** Start of The records **

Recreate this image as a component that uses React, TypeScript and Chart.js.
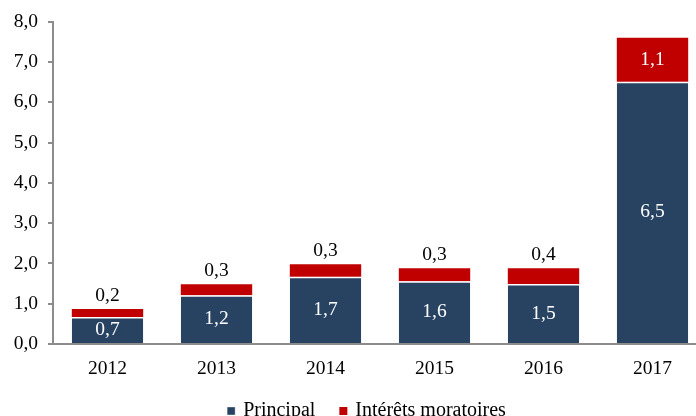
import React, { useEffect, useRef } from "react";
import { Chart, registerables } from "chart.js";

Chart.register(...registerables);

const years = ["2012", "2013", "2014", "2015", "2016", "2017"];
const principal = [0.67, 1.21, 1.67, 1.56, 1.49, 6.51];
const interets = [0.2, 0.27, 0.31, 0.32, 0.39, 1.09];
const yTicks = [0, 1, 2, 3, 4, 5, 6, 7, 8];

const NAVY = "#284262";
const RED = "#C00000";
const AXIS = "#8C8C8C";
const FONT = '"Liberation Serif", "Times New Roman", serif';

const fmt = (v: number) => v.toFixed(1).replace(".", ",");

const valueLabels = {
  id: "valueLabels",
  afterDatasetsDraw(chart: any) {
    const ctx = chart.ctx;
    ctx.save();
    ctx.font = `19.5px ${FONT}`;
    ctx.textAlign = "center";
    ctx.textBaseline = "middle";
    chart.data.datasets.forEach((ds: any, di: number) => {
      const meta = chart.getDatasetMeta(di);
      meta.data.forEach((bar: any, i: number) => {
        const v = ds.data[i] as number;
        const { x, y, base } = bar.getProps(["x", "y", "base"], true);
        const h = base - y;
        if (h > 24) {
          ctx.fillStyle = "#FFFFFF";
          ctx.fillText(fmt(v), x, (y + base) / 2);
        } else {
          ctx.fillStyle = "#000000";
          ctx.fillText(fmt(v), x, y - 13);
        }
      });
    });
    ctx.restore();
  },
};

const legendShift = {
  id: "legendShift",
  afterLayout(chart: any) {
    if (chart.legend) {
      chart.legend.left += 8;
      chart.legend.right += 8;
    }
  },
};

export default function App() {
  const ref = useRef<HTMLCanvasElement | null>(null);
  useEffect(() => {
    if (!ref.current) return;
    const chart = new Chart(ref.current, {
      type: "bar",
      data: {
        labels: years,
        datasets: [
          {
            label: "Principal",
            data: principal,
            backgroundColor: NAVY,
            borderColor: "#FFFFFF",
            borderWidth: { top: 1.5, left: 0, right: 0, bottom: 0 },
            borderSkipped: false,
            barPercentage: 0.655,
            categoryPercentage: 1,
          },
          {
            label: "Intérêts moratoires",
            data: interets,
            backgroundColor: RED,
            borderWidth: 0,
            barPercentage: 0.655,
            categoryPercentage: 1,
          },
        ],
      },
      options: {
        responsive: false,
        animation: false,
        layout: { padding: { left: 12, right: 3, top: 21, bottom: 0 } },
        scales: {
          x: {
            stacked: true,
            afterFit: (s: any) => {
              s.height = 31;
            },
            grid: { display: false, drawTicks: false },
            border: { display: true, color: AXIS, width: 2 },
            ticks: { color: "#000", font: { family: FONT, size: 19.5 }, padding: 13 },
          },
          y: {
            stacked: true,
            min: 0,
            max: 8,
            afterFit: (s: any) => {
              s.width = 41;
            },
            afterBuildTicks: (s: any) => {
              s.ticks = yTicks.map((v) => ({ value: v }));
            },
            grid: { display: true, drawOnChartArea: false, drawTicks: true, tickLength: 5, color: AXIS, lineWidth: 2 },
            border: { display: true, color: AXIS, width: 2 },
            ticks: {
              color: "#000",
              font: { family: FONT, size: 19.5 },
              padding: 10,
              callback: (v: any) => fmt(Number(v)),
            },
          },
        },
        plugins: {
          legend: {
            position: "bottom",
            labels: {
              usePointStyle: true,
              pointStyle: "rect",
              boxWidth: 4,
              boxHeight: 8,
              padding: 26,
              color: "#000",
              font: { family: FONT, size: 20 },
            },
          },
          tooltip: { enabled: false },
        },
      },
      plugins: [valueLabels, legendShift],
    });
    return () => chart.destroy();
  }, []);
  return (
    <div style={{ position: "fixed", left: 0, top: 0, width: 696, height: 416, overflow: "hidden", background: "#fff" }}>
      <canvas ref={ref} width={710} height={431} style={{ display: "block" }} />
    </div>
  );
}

** End of The records **
** Start of The records **

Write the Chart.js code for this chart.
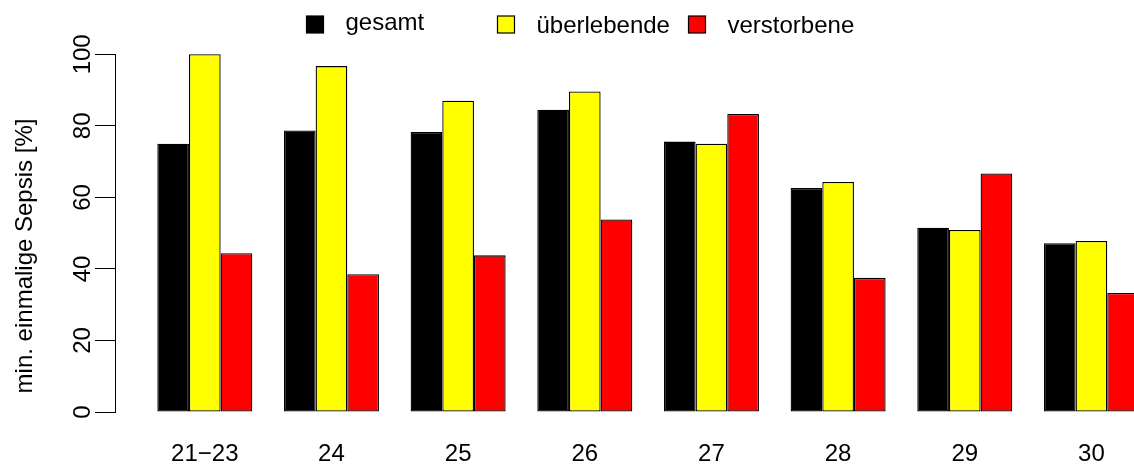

** End of The records **

Problem statement :: Please quote only the span of lines whose first line contains "Recreate this image" and whose last line contains "Chart.register(...registerables);", leaving every picture out.

Task answer ::
Recreate this image as a component that uses React, TypeScript and Chart.js.
import React, { useEffect, useRef } from "react";
import { Chart, registerables } from "chart.js";

Chart.register(...registerables);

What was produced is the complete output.